### DATA FOR THE TASK
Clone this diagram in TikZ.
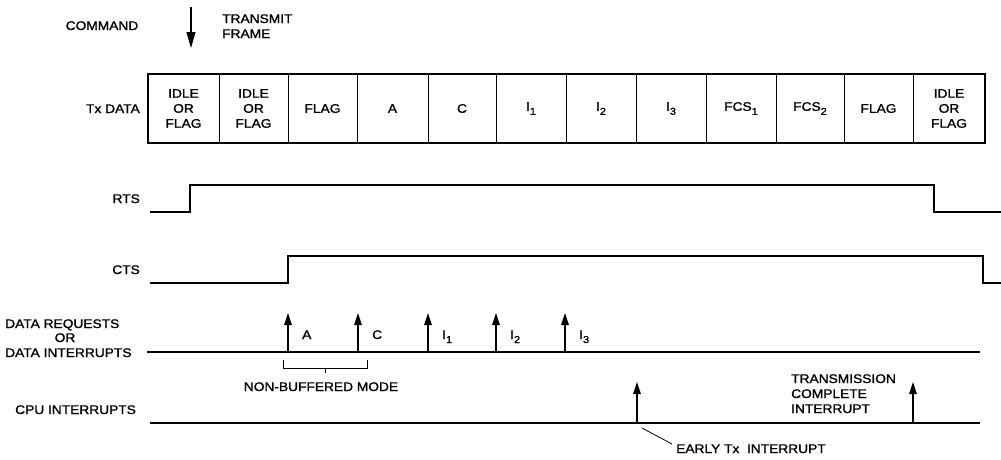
\documentclass[tikz,border=0pt]{standalone}
\usepackage{fontspec}
\setmainfont{Liberation Sans}[FakeStretch=1.1,FakeBold=1.3]
\usetikzlibrary{arrows.meta}
\newcommand\sbx[1]{\raisebox{-4pt}{\fontsize{10}{10}\selectfont #1}}
\begin{document}
\begin{tikzpicture}[x=1pt,y=-1pt,
  lbl/.style={font=\fontsize{12.5}{15}\selectfont, inner sep=0pt},
  celltxt/.style={lbl, align=center},
  sig/.style={line width=2pt, line join=miter},
  reqarrow/.style={line width=1.3pt, -{Triangle[length=12pt,width=7.5pt]}},
  cmdarrow/.style={line width=1.1pt, -{Triangle[length=16pt,width=9pt]}},
  thinline/.style={line width=0.8pt}]
\useasboundingbox (0,0) rectangle (1001,459);

% command
\node[lbl, anchor=base] (cmd) at (102,30) {COMMAND};
\coordinate (cmdtop) at (191,7);
\coordinate (cmdtip) at (191,48);
\draw[cmdarrow] (cmdtop) -- (cmdtip);
\node[lbl, anchor=base west] (tf1) at (222,23) {TRANSMIT};
\node[lbl, anchor=base west] (tf2) at (222,38) {FRAME};

% Tx data
\node[lbl, anchor=base east] (txl) at (140,113) {Tx DATA};
\foreach \a/\b/\t [count=\i] in {148/219/{IDLE\\OR\\FLAG},219/288/{IDLE\\OR\\FLAG},288/357/{FLAG},357/428/{A},428/496/{C},496/566/{I\sbx{1}},566/636/{I\sbx{2}},636/706/{I\sbx{3}},706/776/{FCS\sbx{1}},776/844/{FCS\sbx{2}},844/913/{FLAG},913/985/{IDLE\\OR\\FLAG}}{
  \draw[line width=1pt] (\a,74) rectangle (\b,143);
  \node[celltxt] (c\i) at ({(\a+\b)/2},108.5) {\t};
}
\draw[line width=2.4pt] (148,74) rectangle (985,143);

% RTS
\node[lbl, anchor=base east] (rts) at (140,203) {RTS};
\draw[sig] (150,212) -- (190,212) -- (190,185) -- (934,185) -- (934,212) -- (1001,212);

% CTS
\node[lbl, anchor=base east] (cts) at (140,274) {CTS};
\draw[sig] (150,283) -- (288,283) -- (288,256) -- (983,256) -- (983,283) -- (1001,283);

% data requests
\node[lbl, anchor=base west] (dr1) at (5,328) {DATA REQUESTS};
\node[lbl, anchor=base] (dr2) at (65,342) {OR};
\node[lbl, anchor=base west] (dr3) at (5,357) {DATA INTERRUPTS};
\coordinate (dl0) at (147,352);
\coordinate (dl1) at (980,352);
\draw[sig] (dl0) -- (dl1);
\foreach \x/\t [count=\i] in {288/A,358/C,428/{I\sbx{1}},496/{I\sbx{2}},565/{I\sbx{3}}}{
  \coordinate (rb\i) at (\x,352);
  \coordinate (rt\i) at (\x,313);
  \draw[reqarrow] (rb\i) -- (rt\i);
  \node[lbl, anchor=base west] (rl\i) at (\x+14,339) {\t};
}
% bracket
\coordinate (bl) at (283,360);
\coordinate (br) at (367,360);
\draw[thinline] (bl) -- (283,368) -- (367,368) -- (br);
\draw[thinline] (325,368) -- (325,373);
\node[lbl, anchor=base] (nbm) at (321,391) {NON-BUFFERED MODE};

% CPU interrupts
\node[lbl, anchor=base west] (cpu) at (15,414) {CPU INTERRUPTS};
\coordinate (cl0) at (150,423);
\coordinate (cl1) at (980,423);
\draw[sig] (cl0) -- (cl1);
\coordinate (e0) at (637,423);
\coordinate (e1) at (637,382);
\draw[reqarrow] (e0) -- (e1);
\coordinate (t0) at (913,423);
\coordinate (t1) at (913,382);
\draw[reqarrow] (t0) -- (t1);
\node[lbl, anchor=base west, align=left] (tci) at (791,413) {TRANSMISSION\\COMPLETE\\INTERRUPT};
\node[lbl, anchor=base west] (etx) at (676,453) {EARLY Tx\ \ INTERRUPT};
\coordinate (lead0) at (642,428);
\coordinate (lead1) at (672,444);
\draw[thinline] (lead0) -- (lead1);
\end{tikzpicture}
\end{document}
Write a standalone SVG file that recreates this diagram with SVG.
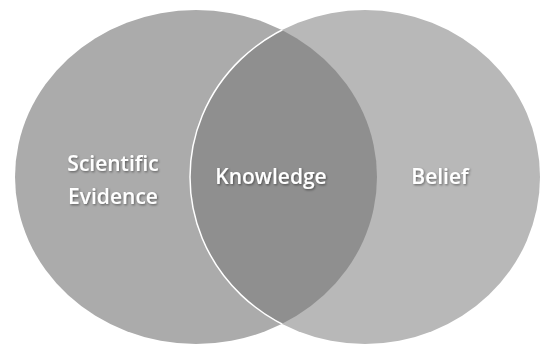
<svg xmlns="http://www.w3.org/2000/svg" width="541" height="346" viewBox="0 0 541 346">
<style>
.lbl{font-family:"Open Sans","Liberation Sans",sans-serif;font-size:21px;font-weight:600;fill:#ffffff;text-anchor:middle;filter:url(#sh)}
</style>
<defs>
<filter id="sh" x="-20%" y="-30%" width="140%" height="160%">
<feDropShadow dx="1" dy="1.2" stdDeviation="0.9" flood-color="#000" flood-opacity="0.45"/>
</filter>
<clipPath id="leftClip"><ellipse cx="196" cy="177" rx="181" ry="167"/></clipPath>
</defs>
<rect width="541" height="346" fill="#ffffff"/>
<g id="evidence">
<ellipse cx="196" cy="177" rx="181" ry="167" fill="#ababab"/>
</g>
<g id="belief">
<ellipse cx="365" cy="177" rx="175" ry="167" fill="#b8b8b8"/>
</g>
<g id="knowledge">
<ellipse cx="365" cy="177" rx="175" ry="167" fill="#8f8f8f" clip-path="url(#leftClip)"/>
<ellipse cx="365" cy="177" rx="175" ry="167" fill="none" stroke="#ffffff" stroke-width="1.5" clip-path="url(#leftClip)"/>
</g>
<g id="labels">
<text class="lbl" x="113" y="171">Scientific</text>
<text class="lbl" x="113" y="204">Evidence</text>
<text class="lbl" x="271" y="184">Knowledge</text>
<text class="lbl" x="440" y="184">Belief</text>
</g>
<g id="connectors"></g>
</svg>
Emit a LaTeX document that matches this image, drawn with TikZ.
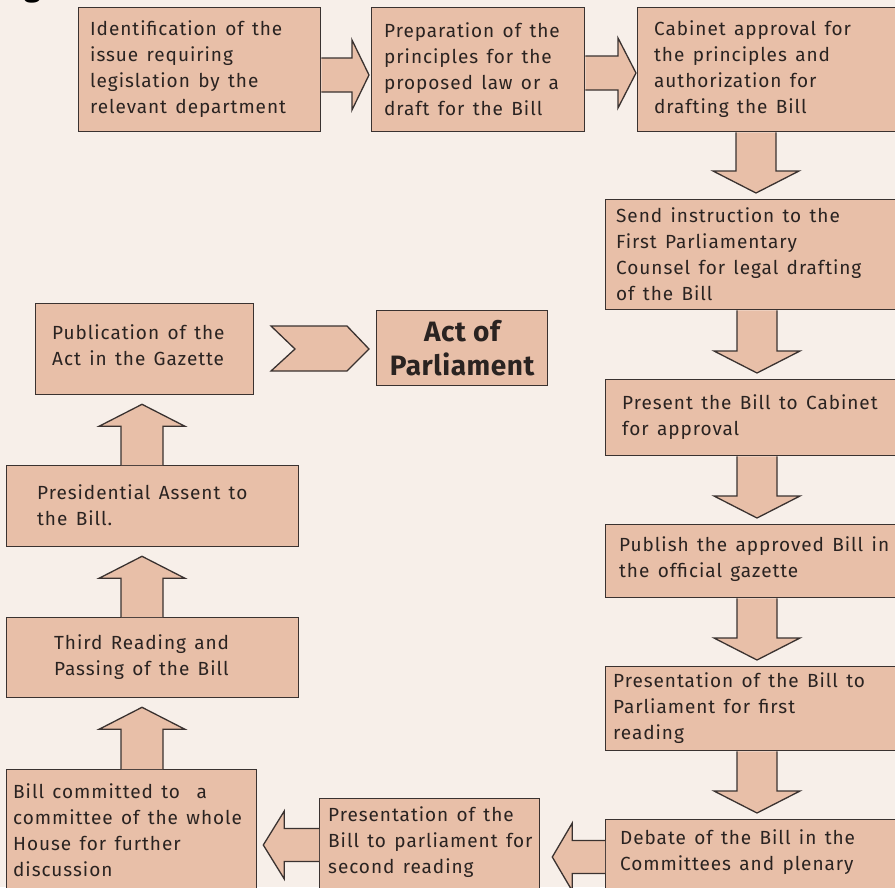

### THE TASK
In your copy of the records, include no pictures; repeat everything else exactly.

### TASK OUTPUT
Clone this diagram in TikZ.
\documentclass[tikz,border=0pt]{standalone}
\usepackage{fontspec}
\setmainfont{Liberation Sans}[FakeStretch=1.1,FakeBold=1.3]
\usetikzlibrary{arrows.meta}
\newcommand\sbx[1]{\raisebox{-4pt}{\fontsize{10}{10}\selectfont #1}}
\begin{document}
\begin{tikzpicture}[x=1pt,y=-1pt,
  lbl/.style={font=\fontsize{12.5}{15}\selectfont, inner sep=0pt},
  celltxt/.style={lbl, align=center},
  sig/.style={line width=2pt, line join=miter},
  reqarrow/.style={line width=1.3pt, -{Triangle[length=12pt,width=7.5pt]}},
  cmdarrow/.style={line width=1.1pt, -{Triangle[length=16pt,width=9pt]}},
  thinline/.style={line width=0.8pt}]
\useasboundingbox (0,0) rectangle (1001,459);

% command
\node[lbl, anchor=base] (cmd) at (102,30) {COMMAND};
\coordinate (cmdtop) at (191,7);
\coordinate (cmdtip) at (191,48);
\draw[cmdarrow] (cmdtop) -- (cmdtip);
\node[lbl, anchor=base west] (tf1) at (222,23) {TRANSMIT};
\node[lbl, anchor=base west] (tf2) at (222,38) {FRAME};

% Tx data
\node[lbl, anchor=base east] (txl) at (140,113) {Tx DATA};
\foreach \a/\b/\t [count=\i] in {148/219/{IDLE\\OR\\FLAG},219/288/{IDLE\\OR\\FLAG},288/357/{FLAG},357/428/{A},428/496/{C},496/566/{I\sbx{1}},566/636/{I\sbx{2}},636/706/{I\sbx{3}},706/776/{FCS\sbx{1}},776/844/{FCS\sbx{2}},844/913/{FLAG},913/985/{IDLE\\OR\\FLAG}}{
  \draw[line width=1pt] (\a,74) rectangle (\b,143);
  \node[celltxt] (c\i) at ({(\a+\b)/2},108.5) {\t};
}
\draw[line width=2.4pt] (148,74) rectangle (985,143);

% RTS
\node[lbl, anchor=base east] (rts) at (140,203) {RTS};
\draw[sig] (150,212) -- (190,212) -- (190,185) -- (934,185) -- (934,212) -- (1001,212);

% CTS
\node[lbl, anchor=base east] (cts) at (140,274) {CTS};
\draw[sig] (150,283) -- (288,283) -- (288,256) -- (983,256) -- (983,283) -- (1001,283);

% data requests
\node[lbl, anchor=base west] (dr1) at (5,328) {DATA REQUESTS};
\node[lbl, anchor=base] (dr2) at (65,342) {OR};
\node[lbl, anchor=base west] (dr3) at (5,357) {DATA INTERRUPTS};
\coordinate (dl0) at (147,352);
\coordinate (dl1) at (980,352);
\draw[sig] (dl0) -- (dl1);
\foreach \x/\t [count=\i] in {288/A,358/C,428/{I\sbx{1}},496/{I\sbx{2}},565/{I\sbx{3}}}{
  \coordinate (rb\i) at (\x,352);
  \coordinate (rt\i) at (\x,313);
  \draw[reqarrow] (rb\i) -- (rt\i);
  \node[lbl, anchor=base west] (rl\i) at (\x+14,339) {\t};
}
% bracket
\coordinate (bl) at (283,360);
\coordinate (br) at (367,360);
\draw[thinline] (bl) -- (283,368) -- (367,368) -- (br);
\draw[thinline] (325,368) -- (325,373);
\node[lbl, anchor=base] (nbm) at (321,391) {NON-BUFFERED MODE};

% CPU interrupts
\node[lbl, anchor=base west] (cpu) at (15,414) {CPU INTERRUPTS};
\coordinate (cl0) at (150,423);
\coordinate (cl1) at (980,423);
\draw[sig] (cl0) -- (cl1);
\coordinate (e0) at (637,423);
\coordinate (e1) at (637,382);
\draw[reqarrow] (e0) -- (e1);
\coordinate (t0) at (913,423);
\coordinate (t1) at (913,382);
\draw[reqarrow] (t0) -- (t1);
\node[lbl, anchor=base west, align=left] (tci) at (791,413) {TRANSMISSION\\COMPLETE\\INTERRUPT};
\node[lbl, anchor=base west] (etx) at (676,453) {EARLY Tx\ \ INTERRUPT};
\coordinate (lead0) at (642,428);
\coordinate (lead1) at (672,444);
\draw[thinline] (lead0) -- (lead1);
\end{tikzpicture}
\end{document}
Write a standalone SVG file that recreates this diagram with SVG.
<svg xmlns="http://www.w3.org/2000/svg" width="541" height="346" viewBox="0 0 541 346">
<style>
.lbl{font-family:"Open Sans","Liberation Sans",sans-serif;font-size:21px;font-weight:600;fill:#ffffff;text-anchor:middle;filter:url(#sh)}
</style>
<defs>
<filter id="sh" x="-20%" y="-30%" width="140%" height="160%">
<feDropShadow dx="1" dy="1.2" stdDeviation="0.9" flood-color="#000" flood-opacity="0.45"/>
</filter>
<clipPath id="leftClip"><ellipse cx="196" cy="177" rx="181" ry="167"/></clipPath>
</defs>
<rect width="541" height="346" fill="#ffffff"/>
<g id="evidence">
<ellipse cx="196" cy="177" rx="181" ry="167" fill="#ababab"/>
</g>
<g id="belief">
<ellipse cx="365" cy="177" rx="175" ry="167" fill="#b8b8b8"/>
</g>
<g id="knowledge">
<ellipse cx="365" cy="177" rx="175" ry="167" fill="#8f8f8f" clip-path="url(#leftClip)"/>
<ellipse cx="365" cy="177" rx="175" ry="167" fill="none" stroke="#ffffff" stroke-width="1.5" clip-path="url(#leftClip)"/>
</g>
<g id="labels">
<text class="lbl" x="113" y="171">Scientific</text>
<text class="lbl" x="113" y="204">Evidence</text>
<text class="lbl" x="271" y="184">Knowledge</text>
<text class="lbl" x="440" y="184">Belief</text>
</g>
<g id="connectors"></g>
</svg>
Emit a LaTeX document that matches this image, drawn with TikZ.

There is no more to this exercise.